普段の友人(仮)関係をネット関連で繋げていると、このような人種と触れ合う機会が全くない為、同じ日本に住む同じ日本人でありながら、全く違う常識が猛スピードで体当たりを仕掛けてくる異文化交流が楽しめ毎日がディスカバリーチャンネルと言う感じなのだが、これが2ヶ月経っても全く慣れない。
いやぁ、全く感覚の違う人と仲良くなるのは結構いいもんだなぁ、色々新鮮だなぁと、柄にもなくポジティブな事を考えたりして、楽しくお喋りに興じたりしていたのだが、最近普通に「口悪いっすね」と身に覚えのありすぎる攻撃を食らった。
「懐かしい痛みだわ…ずっと前に忘れていた…」と思ったのだが、実際は常日頃から言われている為、言われ過ぎて麻痺していた痛みを、思い出させられたと言う感じである。
流石、思い出に埋もれて生きるリア充は違う、他人の思い出(虚無)まで強制的に掘り起こして来る思い出プロフェッショナルだ。
ここまで散々「いやー、やっぱりネットで触れ合うような輩共とは感性が違いますなぁ。

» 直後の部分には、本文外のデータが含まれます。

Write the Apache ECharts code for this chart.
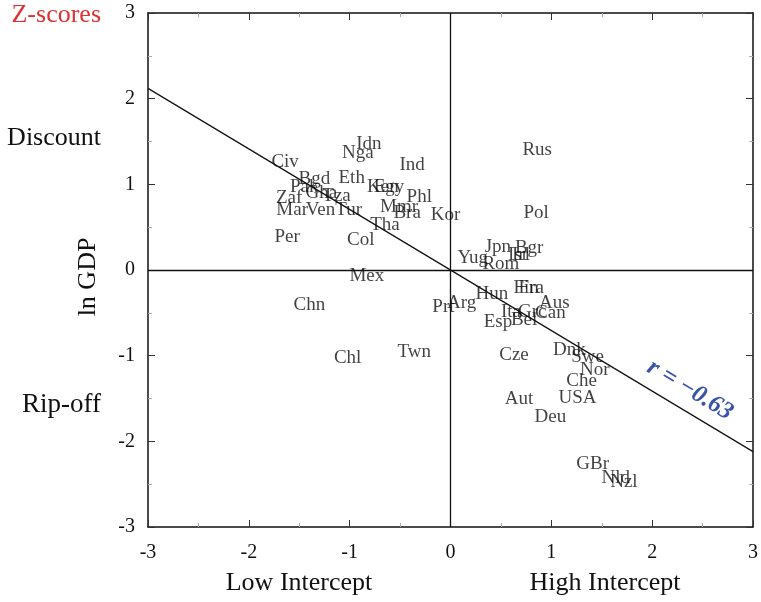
<!DOCTYPE html>
<html>
<head>
<meta charset="utf-8">
<script src="https://cdn.jsdelivr.net/npm/echarts@6/dist/echarts.min.js"></script>
<style>
  html, body { margin: 0; padding: 0; background: #fff; }
  #chart { width: 761px; height: 602px; }
</style>
</head>
<body>
<div id="chart"></div>
<script>
// country codes and their z-scores (intercept, ln GDP)
var names = ['Idn','Nga','Civ','Ind','Rus','Bgd','Eth','Ken','Egy','Pak','Gha','Tza','Phl','Zaf',
  'Mar','Ven','Tur','Mmr','Bra','Kor','Pol','Tha','Per','Col','Jpn','Bgr','Isr','Irl','Yug','Rom',
  'Mex','Chn','Fin','Fra','Hun','Aus','Arg','Prt','Ita','Grc','Can','Esp','Bel','Twn','Chl','Cze',
  'Dnk','Swe','Nor','Che','USA','Aut','Deu','GBr','Nld','Nzl'];
var xs = [-0.81,-0.92,-1.64,-0.38,0.86,-1.35,-0.98,-0.67,-0.61,-1.45,-1.28,-1.13,-0.31,-1.60,
  -1.57,-1.29,-1.01,-0.51,-0.43,-0.05,0.85,-0.65,-1.62,-0.89,0.47,0.78,0.67,0.70,0.22,0.50,
  -0.83,-1.40,0.75,0.80,0.41,1.03,0.11,-0.07,0.60,0.81,0.99,0.47,0.73,-0.36,-1.02,0.63,
  1.18,1.36,1.43,1.30,1.26,0.68,0.99,1.41,1.64,1.72];
var ys = [1.47,1.37,1.26,1.23,1.40,1.06,1.07,0.97,0.97,0.97,0.90,0.86,0.85,0.84,
  0.70,0.70,0.70,0.74,0.67,0.64,0.67,0.53,0.39,0.35,0.27,0.26,0.17,0.18,0.14,0.07,
  -0.07,-0.41,-0.21,-0.21,-0.28,-0.39,-0.39,-0.43,-0.49,-0.49,-0.50,-0.61,-0.58,-0.96,-1.03,-0.99,
  -0.93,-1.02,-1.17,-1.30,-1.49,-1.51,-1.72,-2.26,-2.43,-2.47];
// regression line ends
var fitX = [-3, 3];
var fitY = [2.12, -2.12];
var ticks = [-3, -2, -1, 0, 1, 2, 3];

var chart = echarts.init(document.getElementById('chart'));
var font = '"Liberation Serif", "DejaVu Serif", serif';

var pts = [];
for (var i = 0; i < names.length; i++) {
  pts.push({ value: [xs[i], ys[i]], name: names[i] });
}
var fit = [];
for (var j = 0; j < fitX.length; j++) {
  fit.push([fitX[j], fitY[j]]);
}

function axisBase(pos, showLabel, margin) {
  return {
    type: 'value', min: ticks[0], max: ticks[ticks.length - 1], interval: 1,
    position: pos,
    axisLine: { show: true, onZero: false, lineStyle: { color: '#111', width: 1.5 } },
    axisTick: { show: true, inside: true, length: 7, lineStyle: { color: '#333', width: 1 } },
    minorTick: { show: true, splitNumber: 2, length: 4, lineStyle: { color: '#aaa' } },
    splitLine: { show: false },
    axisLabel: { show: showLabel, color: '#111', fontFamily: font, fontSize: 20, margin: margin }
  };
}

var option = {
  backgroundColor: '#fff',
  animation: false,
  grid: { left: 148, right: 8, top: 13, bottom: 75 },
  xAxis: [axisBase('bottom', true, 16), axisBase('top', false, 8)],
  yAxis: [axisBase('left', true, 13), axisBase('right', false, 8)],
  graphic: [
    { type: 'text', x: 101, y: 15, style: { text: 'Z-scores', fill: '#e03030', font: '26px ' + font, align: 'right', verticalAlign: 'middle' } },
    { type: 'text', x: 101, y: 138, style: { text: 'Discount', fill: '#111', font: '26px ' + font, align: 'right', verticalAlign: 'middle' } },
    { type: 'text', x: 101, y: 405, style: { text: 'Rip-off', fill: '#111', font: '27px ' + font, align: 'right', verticalAlign: 'middle' } },
    { type: 'text', x: 88, y: 277, rotation: Math.PI / 2, style: { text: 'ln GDP', fill: '#111', font: '26px ' + font, align: 'center', verticalAlign: 'middle' } },
    { type: 'text', x: 299, y: 583, style: { text: 'Low Intercept', fill: '#111', font: '26px ' + font, align: 'center', verticalAlign: 'middle' } },
    { type: 'text', x: 605, y: 583, style: { text: 'High Intercept', fill: '#111', font: '26px ' + font, align: 'center', verticalAlign: 'middle' } },
    { type: 'text', x: 690, y: 390, rotation: -0.54,
      style: { text: 'r = \u22120.63', fill: '#3a55a8', font: 'italic bold 25px ' + font, align: 'center', verticalAlign: 'middle' } }
  ],
  series: [
    {
      type: 'line', data: fit, symbol: 'none', silent: true,
      lineStyle: { color: '#111', width: 1.2 },
      markLine: {
        symbol: 'none', silent: true, label: { show: false },
        lineStyle: { color: '#111', width: 1.3, type: 'solid' },
        data: [{ xAxis: 0 }, { yAxis: 0 }]
      }
    },
    {
      type: 'scatter', data: pts, symbolSize: 0,
      label: {
        show: true, position: 'inside', formatter: '{b}',
        color: '#111', fontFamily: font, fontSize: 19
      }
    }
  ]
};
chart.setOption(option);
</script>
</body>
</html>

根っこが明るいしなぁ、この子」等とほのぼの思っていたと言うのに、ここに来て「僕の口は悪いと思う」と言う共通点を叩きつけて来るとは思わなかった。
僕がマンボウだったら、その時点でショック死である。
幸いな事に、僕はマンボウではなく下町の地を這うヘドロだった為、笑うだけで済んだが明るいリア充から言われる「口が悪いっすね」の指摘は中々にクる物があった。
ネットの住人の言葉の軽い事、軽い事。
「いや、全然いいと思いますよ」と言うフォローを頂いたので暫くは大丈夫だと思うが、また忘れた頃に突如として思い出で殴られる可能性が出てきたので、これを遺書として書いておく。
メモリー・ハート・ブレイクで俺が死んだら、「あいつは子供を庇ってプリウスに轢かれて死んだ」と誰彼構わず呼び止めて言いふらして欲しい。
そうすれば、恐らく5時間後ぐらいに、思い出墓場からニヤニヤしながら這い出た僕が「いやいや、そんな、大したアレじゃないっすよぉデュフデュフフ」と、完璧なリボーンを遂げるであろう。
架空の思い出はいつだってダメ人間を癒してくれる。リアルメモリーは酒とつまみだけで十分である。